When friends would go out, I would choose to stay in and either get some rest or do work. My weekends were fully allocated to my graduate work. My spouse was understanding and supportive but ultimately I spent less time with her, my family and friends.

I felt most overwhelmed when I planned out what I needed to get done next - that feeling usually went away when I started working.

One semester, in an effort to finish my degree faster, I tried taking an additional class. A little over two weeks in I found myself physically and mentally overwhelmed and unable to keep up with the work. Upon reflection, I realized that in an effort to keep up with the work, I was putting in 95+ hours of work per week. For me, that was unsustainable, so I dropped a class.

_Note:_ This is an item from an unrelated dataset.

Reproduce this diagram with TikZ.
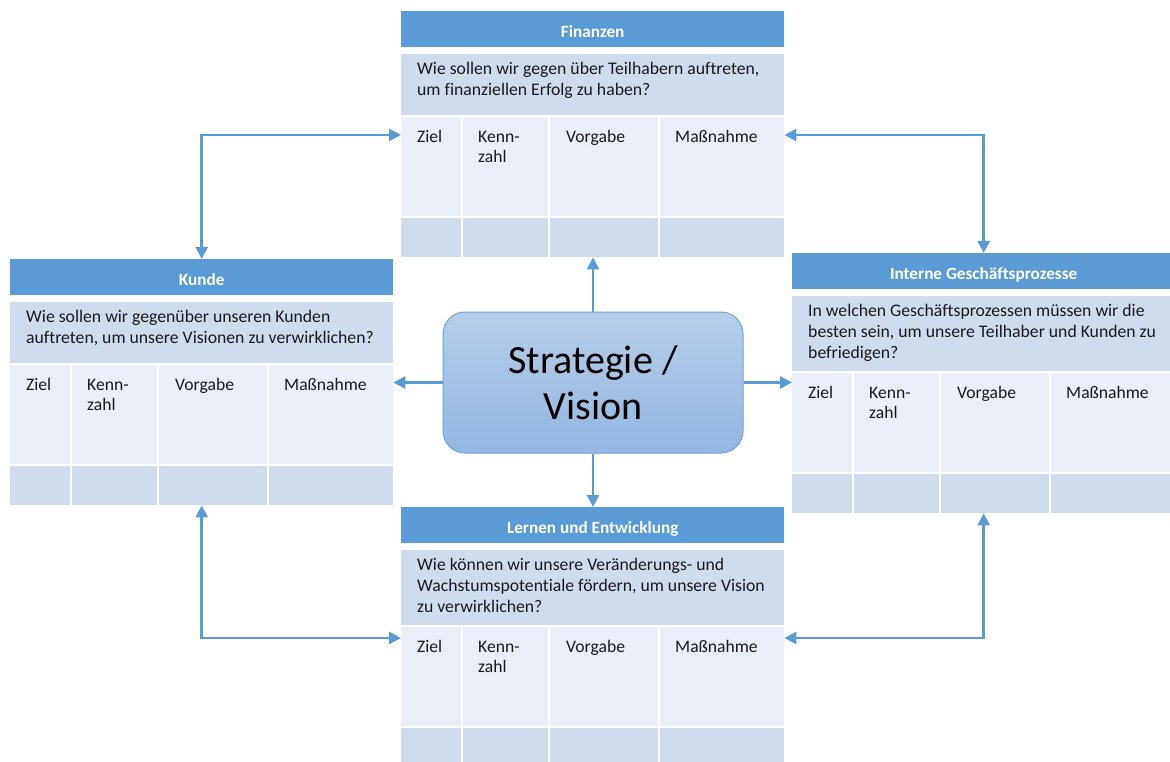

Most importantly, in retrospect, I regret it. Looking back it's pretty obvious to me that the compromises I made were misaligned with what actually matters to me. The tricky part for me was that it was really hard to see when I was in the middle of it.

I also think that my excessive workload actually took a lot of the joy out of the work I was doing. And for me, I think I'd rather go 50mph and enjoy the ride adjusting the direction as I go than 150 mph holding on for dear life in who the hell knows which direction.